Structural characterization of rare-earth doped soda magnesia alumina silica glasses for holographic storage: Brillouin, Raman and NMR spectroscopy studies

Scope and method of study. This work was directed to perform (Brillouin and Raman) light scattering and (29Si, 27Al, 23Na) MAS NMR spectroscopies to study structural, vibrational, elastic, photoelastic and magnetic properties of Eu3+ -doped soda magnesia alumina silica (EDSMAS) glasses as a function of content of individual components: Eu₂O₃, Al ₂O₃ and Na₂O to provide new knowledge related to the mechanism underlying the formation of holographic gratings in these materials.; Findings and conclusions. Europium doping and alumina substitution for silica causes glass to become harder but at the same time more polarizable. In both glass series the enhanced hardness is due to reduction of the free space. In addition, in the former case the europiums have high coordination and enhanced field strength with oxygen atoms. In the latter one, the aluminums entering the glass recover Si-O-Si bridges by attracting charge balancing modifiers from depolymerized SiO₄ network. Growing polarizability in Eu- and Al-series is mostly due to depolymerization by Eu 3+ doping and the appearance of AlO₄ tetrahedral groups weakly bound to sodium ions, respectively. The Eu3+ ions form the broad distribution of Qn species with possible clustering of rare-earths at large Eu3+ ion concentration, while sodium ions entering the glass cause the formation of rather distinct Qn species. In Na-series the glass becomes more depolymerized although less compressible in the volumetric sense . In this series Na environment is sensitive to the first neighbor Na+ network-modifiers. The overall bonding in all three EDSMAS glass series becomes more polarizable compared to fused silica. The depolymerization (polymerization) of the EDSMAS glass is mainly characterized by the presence of NBOs (BOs) and three (four) member silicate and aluminosilicate rings. Si and Al atoms were found to be in tetrahedrally coordinated sites. No Al was observed in 6- or 5-fold coordinated sites.
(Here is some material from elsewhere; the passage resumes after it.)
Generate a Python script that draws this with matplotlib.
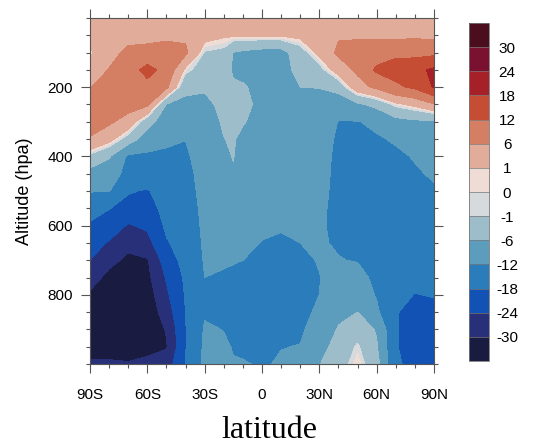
import numpy as np
import matplotlib
matplotlib.use("Agg")
import matplotlib.pyplot as plt
from matplotlib.ticker import MultipleLocator

# pressure levels (hPa) and latitudes of the grid
plev = [0, 50, 100, 150, 200, 250, 300, 350, 400, 450, 500,
        550, 600, 650, 700, 750, 800, 850, 900, 950, 1000]
lats = [-90, -80, -70, -60, -50, -40, -30, -20, -15, -10, 0,
        10, 20, 30, 40, 50, 60, 70, 80, 90]

# one profile per latitude, top (0 hPa) to bottom (1000 hPa)
lat_90s = [4, 3, 0.3, 3, 5.8, 8, 8, 5.6, -2, -8, -11.8, -15, -19, -22, -24, -27, -31, -34, -36, -35, -28]
lat_80s = [4, 4, 4.5, 6.2, 8.5, 9, 6.8, 2.5, -5.5, -9, -11.8, -17.8, -21, -24.5, -28, -32, -35, -37, -38, -36, -28]
lat_70s = [4, 4.5, 7, 9, 9, 8, 4, -3, -13, -14, -17.5, -20, -24.5, -28, -31.5, -34, -37, -38, -38, -36, -29]
lat_60s = [4, 4.5, 7.5, 14, 10, 7, -4, -9, -13, -14, -18.5, -20.5, -23, -26, -30.5, -31.5, -33, -34, -35, -34, -27]
lat_50s = [4, 5, 8, 10, 7, -6.2, -9, -11, -13, -14, -15, -16, -17, -18.5, -21, -23.5, -25, -27, -29.5, -30.5, -27]
lat_40s = [4, 5, 7, 0, -5, -7, -9, -11.9, -13, -14, -14.5, -15, -15, -15.5, -16, -17, -17.5, -18, -18.2, -18.2, -18]
lat_30s = [4, 2.5, -1.3, -3, -5.5, -7, -8, -8.5, -9, -9.5, -10, -10.5, -11, -11.3, -11.6, -12, -12.8, -12.5, -11.5, -11, -11]
lat_20s = [4, 1.5, -2, -4.5, -5.5, -5, -5.5, -6.1, -7, -8, -9, -10, -10.5, -11, -11.7, -12.3, -12.8, -12.6, -12.1, -11.5, -11.5]
lat_15s = [4, 1.5, -6.2, -6.5, -5.5, -5, -5.2, -5.5, -5.8, -6.5, -8.5, -9.5, -10.3, -11, -11.8, -12.6, -13, -13, -12.6, -12.2, -11.8]
lat_10s = [4, 1.5, -7, -7.5, -5.5, -4, -5.5, -7.5, -8.5, -9, -9.5, -10, -10.5, -11.2, -12, -13, -13.5, -13.5, -13.2, -12.8, -11.7]
lat_eq = [4, 1.5, -8, -7, -7.5, -8, -8.5, -9, -9.5, -10, -10.5, -11, -11.5, -12.1, -12.6, -12.8, -12.8, -12.7, -12.5, -12.3, -12.4]
lat_10n = [4, 1.5, -8, -8.5, -8.5, -8.5, -9, -9.5, -10, -10.5, -11, -11.5, -11.8, -12.3, -13, -13.3, -13.3, -13.2, -13, -12.1, -11.6]
lat_20n = [4, 2, -3, -4, -6, -7.5, -8.5, -9, -9.5, -10, -10.5, -11, -11.5, -12, -12.7, -13, -13, -12.8, -12.5, -11.9, -11]
lat_30n = [4, 3, 2, -2.5, -5.9, -7.5, -8.5, -9, -9.5, -10, -10.5, -11, -11.3, -11.5, -11.8, -12.1, -12, -11.5, -10.5, -8, -6.2]
lat_40n = [4, 5.5, 7, 3, -4, -9.5, -12.2, -13, -13.5, -13.5, -13.5, -13.5, -13.3, -12.5, -11.8, -10.5, -9, -7.5, -5.5, -4, -3]
lat_50n = [4, 5.5, 7.5, 7, 4, -7, -12.2, -13, -13.5, -14, -14, -14, -14, -13.5, -12.3, -10, -8, -6, -3, -0.5, 0.8]
lat_60n = [4, 5, 9, 13, 7, -4.5, -11, -12.5, -13.5, -14, -14.5, -14.5, -14.5, -14.5, -14, -13.5, -12.5, -11, -6.5, -5.5, -4]
lat_70n = [4, 4.5, 11, 14, 11, 0, -8, -11.5, -12.8, -13.5, -14, -14.5, -15, -15.5, -16, -16.5, -17.5, -17.8, -17.8, -17.8, -17.5]
lat_80n = [4, 5, 10, 16.5, 13, 2, -7, -10, -11.7, -12.5, -13, -14, -15, -16, -17, -17.6, -18.05, -19, -19.5, -19.5, -19]
lat_90n = [4, 4.5, 10.5, 19, 18.5, 5.5, -7, -9.5, -10.5, -11.5, -12.5, -13.5, -14.5, -15.5, -16.5, -17.3, -17.9, -18.5, -19, -19, -18.5]

levels = [-30, -24, -18, -12, -6, -1, 0, 1, 6, 12, 18, 24, 30]
level_labels = ["-30", "-24", "-18", "-12", "-6", "-1", "0", "1", "6", "12", "18", "24", "30"]
colors = ["#1a1b41", "#29307a", "#1252b5", "#2b7cbb", "#5c9dbd", "#9dbdca", "#d6dadc",
          "#efdcd5", "#e1ac9a", "#d47f64", "#c44d33", "#a62028", "#7b1130", "#4a0e1e"]

xticks = [-90, -60, -30, 0, 30, 60, 90]
xticklabels = ["90S", "60S", "30S", "0", "30N", "60N", "90N"]
yticks = [200, 400, 600, 800]

field = np.column_stack([lat_90s, lat_80s, lat_70s, lat_60s, lat_50s, lat_40s, lat_30s,
                         lat_20s, lat_15s, lat_10s, lat_eq, lat_10n, lat_20n, lat_30n,
                         lat_40n, lat_50n, lat_60n, lat_70n, lat_80n, lat_90n])

plt.rcParams["font.family"] = ["Liberation Sans", "DejaVu Sans"]

fig = plt.figure(figsize=(5.41, 4.48), dpi=100)
ax = fig.add_axes([90 / 541, 1 - 364 / 448, 344 / 541, 346 / 448])
cs = ax.contourf(lats, plev, field, levels=levels, colors=colors, extend="both")

ax.set_xlim(-90, 90)
ax.set_ylim(1000, 0)
ax.set_xticks(xticks)
ax.set_xticklabels(xticklabels)
ax.set_yticks(yticks)
ax.xaxis.set_minor_locator(MultipleLocator(10))
ax.yaxis.set_minor_locator(MultipleLocator(50))
ax.tick_params(which="both", direction="out", top=True, right=True, color="#555555", width=0.8)
ax.tick_params(which="major", length=6.5, labelsize=11)
ax.tick_params(axis="x", which="major", pad=10.5)
ax.tick_params(axis="y", which="major", pad=6)
ax.tick_params(which="minor", length=3)
for s in ax.spines.values():
    s.set_color("#555555")
    s.set_linewidth(0.8)

ax.set_ylabel("Altitude (hpa)", fontsize=13, labelpad=10.5)
ax.set_xlabel("latitude", fontsize=23, family=["Liberation Serif", "DejaVu Serif"],
              labelpad=10, x=0.52)

cax = fig.add_axes([469 / 541, 1 - 361 / 448, 20 / 541, 338 / 448])
cb = fig.colorbar(cs, cax=cax, extendrect=True, extendfrac=1 / 12, drawedges=True)
cb.set_ticks(levels)
cb.set_ticklabels(level_labels)
cb.ax.tick_params(length=0, labelsize=11, pad=13)
for t in cb.ax.get_yticklabels():
    t.set_horizontalalignment("center")
cb.outline.set_edgecolor("#777777")
cb.outline.set_linewidth(0.6)
cb.dividers.set_color("#777777")
cb.dividers.set_linewidth(0.5)

fig.savefig("out.png", dpi=100)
Lorentz-Lorentz effect was the dominant contribution to the photoelastic constant P ₁₂. The strength of the holographic storage signal is defined by many factors among which the number of the excited Eu3+ ions, the high-energy phonons associated with Si-NBO vibrations, weakly bound Na+ ions charge balancing [AlO₄]− complexes and the stability of the traps for the mobile light ions play very important roles.